Any person who shall advertise by display of a sign, circular or handbill, or in any newspaper, periodical, magazine or other publication, or by any other means, to tell fortunes or reveal the future, to find or restore lost or stolen property, to locate oil wells, gold or silver or other ore or metal or natural products, to restore lost love, friendship or affection, or to reunite or procure lovers, husbands, wives, lost relatives or friends, or to give advice in business affairs, or advice of any kind or nature to others for or without pay, by means of occult or psychic powers, faculties or forces, clairvoyance, psychology, psychometry, phrenology, spirits, mediumship, seership, prophecy, astrology, palmistry, necromancy or like crafty science, cards, talismans, charms, potions, magnetism or magnetized articles or substances, oriental mysteries, crystal gazing or magic of any kind or nature shall be deemed guilty of a misdemeanor.

Many such ordinances may violate the First Amendment, but here I just want to note the "crafty science" label.
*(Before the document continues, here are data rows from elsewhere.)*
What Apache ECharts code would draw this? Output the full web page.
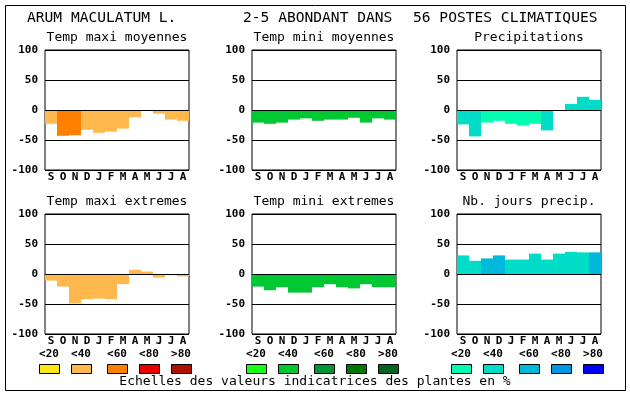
<!DOCTYPE html>
<html><head><meta charset="utf-8">
<script src="https://cdn.jsdelivr.net/npm/echarts@6/dist/echarts.min.js"></script>
<style>html,body{margin:0;padding:0;background:#fff}#c{width:630px;height:394px}</style>
</head><body><div id="c"></div>
<script>
var months = ['S','O','N','D','J','F','M','A','M','J','J','A'];
var yTicks = [-100,-50,0,50,100];
var legendLabels = ['<20','<40','<60','<80','>80'];
var headLeft = 'ARUM MACULATUM L.';
var headMid = '2-5 ABONDANT DANS';
var headRight = '56 POSTES CLIMATIQUES';
var caption = 'Echelles des valeurs indicatrices des plantes en %';

var titles = ['Temp maxi moyennes','Temp mini moyennes','Precipitations',
              'Temp maxi extremes','Temp mini extremes','Nb. jours precip.'];

var tmaxMoy    = [-23,-43,-42,-33,-38,-36,-31,-12,0,-6,-16,-18];
var tmaxMoyCls = [1,2,2,1,1,1,1,1,1,1,1,1];
var tminMoy    = [-21,-23,-21,-16,-14,-18,-16,-16,-13,-21,-14,-16];
var tminMoyCls = [1,1,1,1,1,1,1,1,1,1,1,1];
var precip     = [-24,-44,-21,-18,-23,-26,-23,-34,0,10,22,17];
var precipCls  = [1,1,0,0,0,0,0,1,1,1,1,1];
var tmaxExt    = [-11,-21,-49,-42,-41,-42,-17,7,4,-6,-2,-4];
var tmaxExtCls = [1,1,1,1,1,1,1,1,1,1,1,1];
var tminExt    = [-21,-27,-22,-31,-31,-22,-17,-22,-24,-17,-22,-22];
var tminExtCls = [1,1,1,1,1,1,1,1,1,1,1,1];
var nbJours    = [31,22,26,31,24,24,34,24,34,37,36,36];
var nbJoursCls = [1,1,2,2,1,1,1,1,1,1,1,2];

var orangePal = ['#FFE619','#FFB84D','#FF8000','#E60000','#B01000'];
var greenPal  = ['#14FF14','#00C832','#009632','#007800','#00641E'];
var bluePal   = ['#00FFB0','#00DCC8','#00B8DC','#0096E6','#0000FF'];

var panels = [
  {v:tmaxMoy, c:tmaxMoyCls, p:orangePal},
  {v:tminMoy, c:tminMoyCls, p:greenPal},
  {v:precip,  c:precipCls,  p:bluePal},
  {v:tmaxExt, c:tmaxExtCls, p:orangePal},
  {v:tminExt, c:tminExtCls, p:greenPal},
  {v:nbJours, c:nbJoursCls, p:bluePal}
];
var pals = [orangePal, greenPal, bluePal];

var colLeft = [45, 252, 457];
var rowTop = [50, 214];
var W = 144, H = 120;
var mono = 'DejaVu Sans Mono';

var grids=[], xAxes=[], yAxes=[], series=[], graphics=[];
panels.forEach(function(pn, i){
  var col = i % 3, row = Math.floor(i/3);
  grids.push({left: colLeft[col], top: rowTop[row], width: W, height: H,
    show: true, borderColor: '#000', borderWidth: 1, backgroundColor: '#fff'});
  xAxes.push({type:'category', gridIndex:i, data: months,
    axisLine:{show:false}, axisTick:{show:false},
    axisLabel:{interval:0, margin:2, color:'#000', fontFamily:mono, fontWeight:'bold', fontSize:11}});
  yAxes.push({type:'value', gridIndex:i, min:yTicks[0], max:yTicks[yTicks.length-1], interval:50, z:5,
    axisLine:{show:false}, axisTick:{show:false},
    splitLine:{show:true, lineStyle:{color:'#000', width:1}},
    axisLabel:{margin:7, color:'#000', fontFamily:mono, fontWeight:'bold', fontSize:11}});
  series.push({type:'bar', xAxisIndex:i, yAxisIndex:i, barCategoryGap:'0%', barGap:'0%',
    animation:false,
    data: pn.v.map(function(val, k){ return {value: val, itemStyle:{color: pn.p[pn.c[k]]}}; })});
  graphics.push({type:'text', x: colLeft[col] + W/2, y: rowTop[row] - 12,
    style:{text: titles[i], font: '13px "'+mono+'"', fill:'#000', textAlign:'center', textVerticalAlign:'middle'}});
});

// frame
graphics.push({type:'rect', shape:{x:5.5, y:5.5, width:620, height:385},
  style:{fill:null, stroke:'#000', lineWidth:1}, z:-1});
// headings
graphics.push({type:'text', x:27, y:18, style:{text:headLeft, font:'14.6px "'+mono+'"', fill:'#000', textVerticalAlign:'middle'}});
graphics.push({type:'text', x:243, y:18, style:{text:headMid, font:'14.6px "'+mono+'"', fill:'#000', textVerticalAlign:'middle'}});
graphics.push({type:'text', x:413, y:18, style:{text:headRight, font:'14.6px "'+mono+'"', fill:'#000', textVerticalAlign:'middle'}});
// legend
var offs = [0, 32, 68, 100, 132];
pals.forEach(function(pal, g){
  var c0 = colLeft[g] + 4;
  pal.forEach(function(colr, k){
    var cx = c0 + offs[k];
    graphics.push({type:'text', x: cx, y: 354, style:{text: legendLabels[k], font:'bold 11px "'+mono+'"', fill:'#000', textAlign:'center', textVerticalAlign:'middle'}});
    graphics.push({type:'rect', shape:{x: cx-10+0.5, y:364.5, width:20, height:9}, style:{fill: colr, stroke:'#000', lineWidth:1}});
  });
});
graphics.push({type:'text', x:315, y:382, style:{text: caption, font:'13px "'+mono+'"', fill:'#000', textAlign:'center', textVerticalAlign:'middle'}});

var chart = echarts.init(document.getElementById('c'), null, {renderer:'canvas'});
chart.setOption({animation:false, grid:grids, xAxis:xAxes, yAxis:yAxes, series:series, graphic:graphics});
</script></body></html>
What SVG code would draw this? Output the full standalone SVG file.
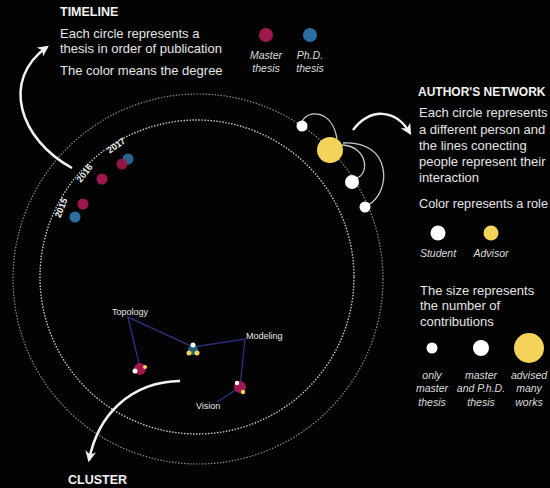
<svg xmlns="http://www.w3.org/2000/svg" width="550" height="488" viewBox="0 0 550 488">
<defs>
<marker id="ah" viewBox="0 0 10 10" refX="8" refY="5" markerWidth="11" markerHeight="11" markerUnits="userSpaceOnUse" orient="auto">
<path d="M0,0 L10,5 L0,10 L3,5 Z" fill="#f2f2f2"/>
</marker>
<style>
.t{font-family:"Liberation Sans",Arial,sans-serif;fill:#e4e4e4;font-size:13px}
.h{font-family:"Liberation Sans",Arial,sans-serif;fill:#f2f2f2;font-size:12.5px;font-weight:bold}
.i{font-family:"Liberation Sans",Arial,sans-serif;fill:#dcdcdc;font-size:10.5px;font-style:italic;text-anchor:middle}
.y{font-family:"Liberation Sans",Arial,sans-serif;fill:#f0f0f0;font-size:9px;font-weight:bold;text-anchor:middle}
.c{font-family:"Liberation Sans",Arial,sans-serif;fill:#e6e6e6;font-size:9px}
.arr{fill:none;stroke:#f2f2f2;stroke-width:2.5;marker-end:url(#ah)}
.lnk{fill:none;stroke:#c8c8c8;stroke-width:1.3}
.cl{fill:none;stroke:#2c2f78;stroke-width:1.4}
.ma{fill:#a0174e}.ph{fill:#2b6ea3}.w{fill:#ffffff}.ye{fill:#f3d35a}
</style>
</defs>
<rect width="550" height="488" fill="#030303"/>

<g id="rings">
<circle cx="198" cy="279" r="185" fill="none" stroke="#8a8a8a" stroke-width="1.2" stroke-dasharray="1.5 1.5"/>
<circle cx="197" cy="277" r="157" fill="none" stroke="#c8c8c8" stroke-width="1.4" stroke-dasharray="1.5 1.5"/>
</g>

<g id="timeline-legend">
<text class="h" x="60" y="16">TIMELINE</text>
<text class="t" x="60" y="38">Each circle represents a</text>
<text class="t" x="60" y="53">thesis in order of publication</text>
<text class="t" x="60" y="75">The color means the degree</text>
<circle class="ma" cx="266" cy="35" r="7"/>
<circle class="ph" cx="310" cy="35" r="7"/>
<text class="i" x="266" y="59">Master</text>
<text class="i" x="266" y="72">thesis</text>
<text class="i" x="310" y="59">Ph.D.</text>
<text class="i" x="310" y="72">thesis</text>
</g>

<g id="timeline">
<text class="y" transform="translate(118,148) rotate(-35)">2017</text>
<text class="y" transform="translate(87,175) rotate(-52)">2016</text>
<text class="y" transform="translate(64,209) rotate(-68)">2015</text>
<circle class="ph" cx="128" cy="159" r="5.5" opacity="0.9"/>
<circle class="ma" cx="122" cy="164" r="5.5" opacity="0.9"/>
<circle class="ma" cx="102" cy="179" r="5.5"/>
<circle class="ma" cx="83" cy="204" r="5.5"/>
<circle class="ph" cx="75" cy="217" r="5.5"/>
</g>

<g id="network">
<path class="lnk" d="M302,122 C306,110 332,108 337,139"/>
<path class="lnk" d="M342,145 C368,146 370,175 356,178"/>
<path class="lnk" d="M343,143 C392,140 392,192 368,205"/>
<circle class="w" cx="302" cy="126" r="5.5"/>
<circle class="ye" cx="330" cy="150" r="13"/>
<circle class="w" cx="352" cy="182" r="7"/>
<circle class="w" cx="365" cy="207" r="5.5"/>
</g>

<g id="network-legend">
<text class="h" x="418" y="96" style="font-size:12px">AUTHOR'S NETWORK</text>
<text class="t" x="419" y="117">Each circle represents</text>
<text class="t" x="419" y="134">a different person and</text>
<text class="t" x="419" y="150">the lines conecting</text>
<text class="t" x="419" y="166">people represent their</text>
<text class="t" x="419" y="182">interaction</text>
<text class="t" x="419" y="208" textLength="129" lengthAdjust="spacingAndGlyphs">Color represents a role</text>
<circle class="w" cx="438" cy="233" r="7.5"/>
<circle class="ye" cx="491" cy="233" r="7.5"/>
<text class="i" x="438" y="257">Student</text>
<text class="i" x="491" y="257">Advisor</text>
<text class="t" x="420" y="295">The size represents</text>
<text class="t" x="420" y="310">the number of</text>
<text class="t" x="420" y="326">contributions</text>
<circle class="w" cx="432" cy="348" r="5.5"/>
<circle class="w" cx="481" cy="348" r="8"/>
<circle class="ye" cx="529" cy="348" r="15"/>
<text class="i" x="432" y="379">only</text>
<text class="i" x="432" y="392">master</text>
<text class="i" x="432" y="406">thesis</text>
<text class="i" x="481" y="379">master</text>
<text class="i" x="481" y="392">and P.h.D.</text>
<text class="i" x="481" y="406">thesis</text>
<text class="i" x="529" y="379">advised</text>
<text class="i" x="529" y="392">many</text>
<text class="i" x="529" y="406">works</text>
</g>

<g id="cluster">
<path class="cl" d="M140,368 L128,317 L193,347 L245,339 L240,387 L217,402"/>
<text class="c" x="112" y="315">Topology</text>
<text class="c" x="246" y="339">Modeling</text>
<text class="c" x="196" y="409">Vision</text>
<circle class="ma" cx="140" cy="369" r="6"/>
<circle class="w" cx="135" cy="371" r="2.5"/>
<circle class="ye" cx="145" cy="367" r="2"/>
<circle cx="193" cy="350" r="5" fill="#1f5f7a"/>
<circle class="w" cx="193" cy="345" r="2.5"/>
<circle class="ye" cx="189" cy="353" r="2.5"/>
<circle class="ye" cx="197" cy="353" r="2.5"/>
<circle class="ma" cx="240" cy="387" r="6"/>
<circle class="w" cx="237" cy="383" r="2.2"/>
<circle class="ye" cx="243" cy="392" r="2.2"/>
</g>
<text class="h" x="68" y="484">CLUSTER</text>

<g id="connectors">
<path class="arr" d="M72,168 C20,140 0,80 47,47"/>
<path class="arr" d="M353,130 C370,108 395,108 410,133"/>
<path class="arr" d="M180,381 C130,382 98,415 89,460"/>
</g>
</svg>
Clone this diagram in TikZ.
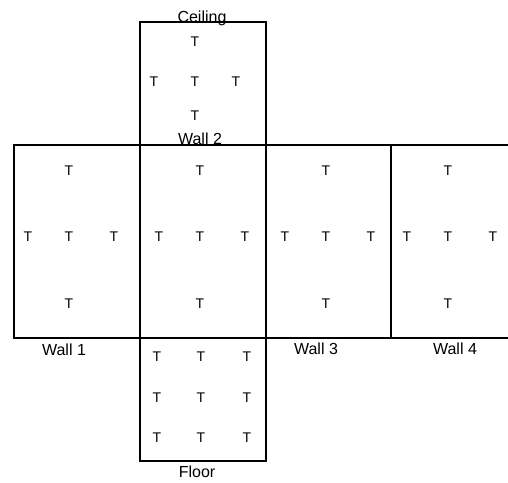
\documentclass[tikz,border=0pt]{standalone}
\usepackage{fontspec}
\setmainfont{Liberation Sans}
\usepackage{tikz}

\begin{document}
\begin{tikzpicture}[x=1pt,y=-1pt,
  sensor/.style={font=\fontsize{14}{14}\selectfont,inner sep=0pt},
  facename/.style={font=\fontsize{16}{16}\selectfont,anchor=base,inner sep=0pt},
  edge/.style={line width=2pt}]
  \useasboundingbox (0,0) rectangle (508,482);
  \clip (0,0) rectangle (508,482);
  % the unfolded room
  \draw[edge] (139.5,21.5) rectangle (265.5,144.5);
  \draw[edge] (13.5,144.5) rectangle (139.5,338);
  \draw[edge] (139.5,144.5) rectangle (265.5,338);
  \draw[edge] (265.5,144.5) rectangle (390.5,338);
  \draw[edge] (390.5,144.5) rectangle (530,338);
  \draw[edge] (139.5,338) rectangle (265.5,461);
  % sensors on the walls
  \foreach \cx [count=\i] in {69,200,326,448} {
    \node[sensor] (w\i top) at (\cx,171) {T};
    \node[sensor] (w\i left) at (\cx-41,237) {T};
    \node[sensor] (w\i mid) at (\cx,237) {T};
    \node[sensor] (w\i right) at (\cx+45,237) {T};
    \node[sensor] (w\i bot) at (\cx,304) {T};
  }
  % ceiling
  \node[sensor] (c top) at (195,42) {T};
  \node[sensor] (c left) at (154,82) {T};
  \node[sensor] (c mid) at (195,82) {T};
  \node[sensor] (c right) at (236,82) {T};
  \node[sensor] (c bot) at (195,116) {T};
  % floor
  \foreach \fy [count=\j] in {357,398,438}
    \foreach \fx [count=\k] in {157,201,247}
      \node[sensor] (f\j\k) at (\fx,\fy) {T};
  % names of the faces
  \node[facename] (ceiling) at (202,22.5) {Ceiling};
  \node[facename] (wall2) at (200,144) {Wall 2};
  \node[facename] (wall1) at (64,355) {Wall 1};
  \node[facename] (wall3) at (316,354) {Wall 3};
  \node[facename] (wall4) at (455,354) {Wall 4};
  \node[facename] (floor) at (197,477) {Floor};
\end{tikzpicture}
\end{document}
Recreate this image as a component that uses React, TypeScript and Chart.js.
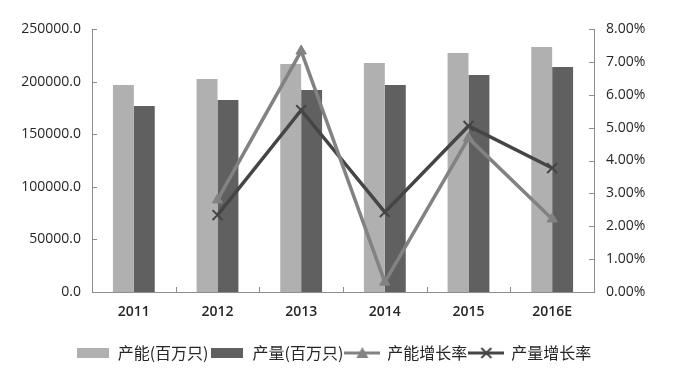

The legal phrase, by the way, apparently dates back to a statute from Henry VIII's reign (in 1531), and which punishes—with a certain poetry to it –

all … idle persons going about in any countries or abiding in any city borough or town, some of them using divers & subtle crafty & unlawful games & plays & some of them feigning themselves to have knowledge in physic, physiognomy, palmistry, or other crafty science whereby they bear the people in hand, that they can tell their destinies deceases & fortunes & such other like fantastical imaginations to the great deceit of the King's Subjects ….

But the phrase in lay language appears in the Canterbury Tales, referring there specifically to alchemy, but perhaps just as a special case of the general concept of occult knowledge (likely stemming from an obsolete meaning of "craft"—"occult art, magic"—plus "science" in the sense of "a particular area of knowledge or study").